Pound on track for 6th straight day of losses, gov’t sells bonds at most expensive terms since 2004

by Anadolu Agency

LONDON

The British pound has extended its losing streak, declining for a sixth consecutive day amid broader dollar strength and lingering concerns over UK assets.

Sterling fell 0.4% to $1.2156, marking a challenging week for the currency after hitting a 14-month low of $1.2097 on Monday.

The pound’s slump comes as the US dollar hovers near its strongest level in over two years against a basket of major currencies.

Robust US economic data has prompted traders to scale back expectations of Federal Reserve rate cuts, boosting demand for the greenback and weighing on rival currencies.
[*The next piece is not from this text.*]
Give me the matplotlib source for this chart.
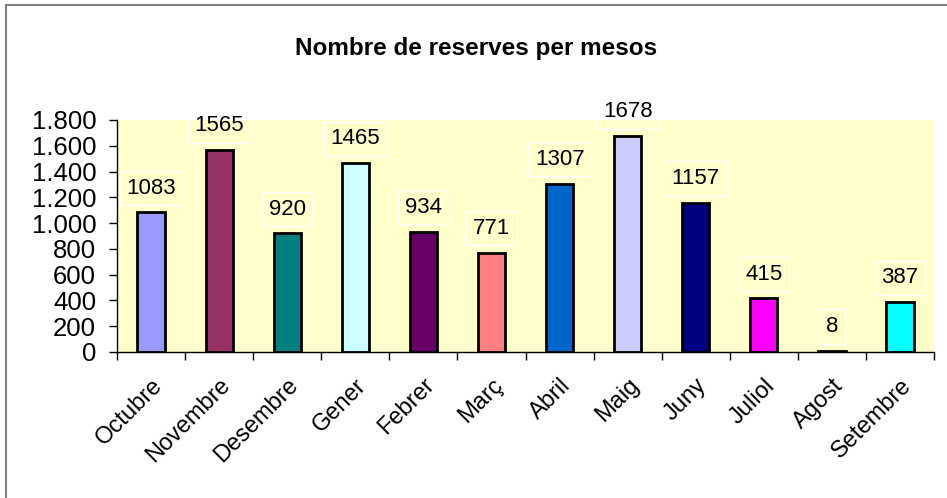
import matplotlib
matplotlib.use('agg')
import matplotlib.pyplot as plt
import matplotlib.transforms as mtransforms
from matplotlib.patches import Rectangle
from matplotlib.ticker import FuncFormatter, MultipleLocator

plt.rcParams['font.family'] = ['Liberation Sans', 'DejaVu Sans']

months = ['Octubre', 'Novembre', 'Desembre', 'Gener', 'Febrer', 'Març',
          'Abril', 'Maig', 'Juny', 'Juliol', 'Agost', 'Setembre']
reserves = [1083, 1565, 920, 1465, 934, 771, 1307, 1678, 1157, 415, 8, 387]
colors = ['#9999FF', '#993366', '#008080', '#CCFFFF', '#660066', '#FF8080',
          '#0066CC', '#CCCCFF', '#000080', '#FF00FF', '#FFFF00', '#00FFFF']

fig = plt.figure(figsize=(9.47, 4.98), dpi=100)
ax = fig.add_axes([0.1236, 0.2932, 0.8627, 0.4659])
ax.set_facecolor('#FFFFCC')

# outer chart border (only top/left visible in the reference)
fig.add_artist(Rectangle((6 / 947, -0.1), 1.2, 1.1 - 5 / 498, transform=fig.transFigure,
                         fill=False, edgecolor='#808080', linewidth=1.5))

x = range(len(months))
bars = ax.bar(x, reserves, width=0.4, color=colors, edgecolor='black', linewidth=2, zorder=2)

for xi, v in zip(x, reserves):
    ax.annotate(str(v), (xi, v), xytext=(0, 17.5), textcoords='offset points',
                ha='center', va='center', fontsize=16,
                bbox=dict(boxstyle='square,pad=0.3', fc='none', ec='white', lw=1))

ax.set_xlim(-0.5, len(months) - 0.5)
ax.set_ylim(0, 1800)
ax.yaxis.set_major_locator(MultipleLocator(200))
ax.yaxis.set_major_formatter(FuncFormatter(lambda v, p: f'{int(v):,}'.replace(',', '.')))

ax.set_xticks([i - 0.5 for i in range(len(months) + 1)], minor=False)
ax.set_xticklabels([])
ax.set_xticks(list(x), minor=True)
ax.set_xticklabels(months, minor=True, rotation=45, ha='right', rotation_mode='anchor', fontsize=17)
shift = mtransforms.ScaledTranslation(-5 / 100, 0, fig.dpi_scale_trans)
for lbl in ax.get_xticklabels(minor=True):
    lbl.set_transform(lbl.get_transform() + shift)
ax.tick_params(axis='x', which='minor', length=0, pad=16)
ax.tick_params(axis='x', which='major', length=6, width=1, direction='out')
ax.tick_params(axis='y', length=6, width=1, labelsize=18.5, pad=9)

for s in ['top', 'right']:
    ax.spines[s].set_visible(False)
ax.spines['left'].set_linewidth(1)
ax.spines['bottom'].set_linewidth(1)

fig.text(0.503, 0.902, 'Nombre de reserves per mesos', ha='center', va='center',
         fontsize=17.5, fontweight='bold')

plt.savefig('out.png', dpi=100)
The pound’s decline has been accompanied by a volatile week for UK government bonds, or gilts.

Last week’s global market turbulence triggered a sell-off in gilts, driving yields sharply higher.

The yield on 30-year gilts reached its highest level since 1998, underscoring investor concerns about the UK’s public finances and economic outlook.

Meanwhile, the UK government has sold £1 billion worth of inflation-linked bonds under the most expensive conditions in over 19 years, highlighting the growing cost to taxpayers of the recent turmoil in bond markets.

The sale reflects the impact of a sharp rise in borrowing costs that has driven yields to multi-year highs.

The Debt Management Office (DMO) sold inflation-linked gilts maturing in 2054, receiving bids worth 3.06 times the offered amount.

The UK is among the markets hardest hit by a global surge in borrowing costs.

This reflects concerns about rising inflation domestically and in the US, as well as diminishing expectations for interest rate cuts in both countries.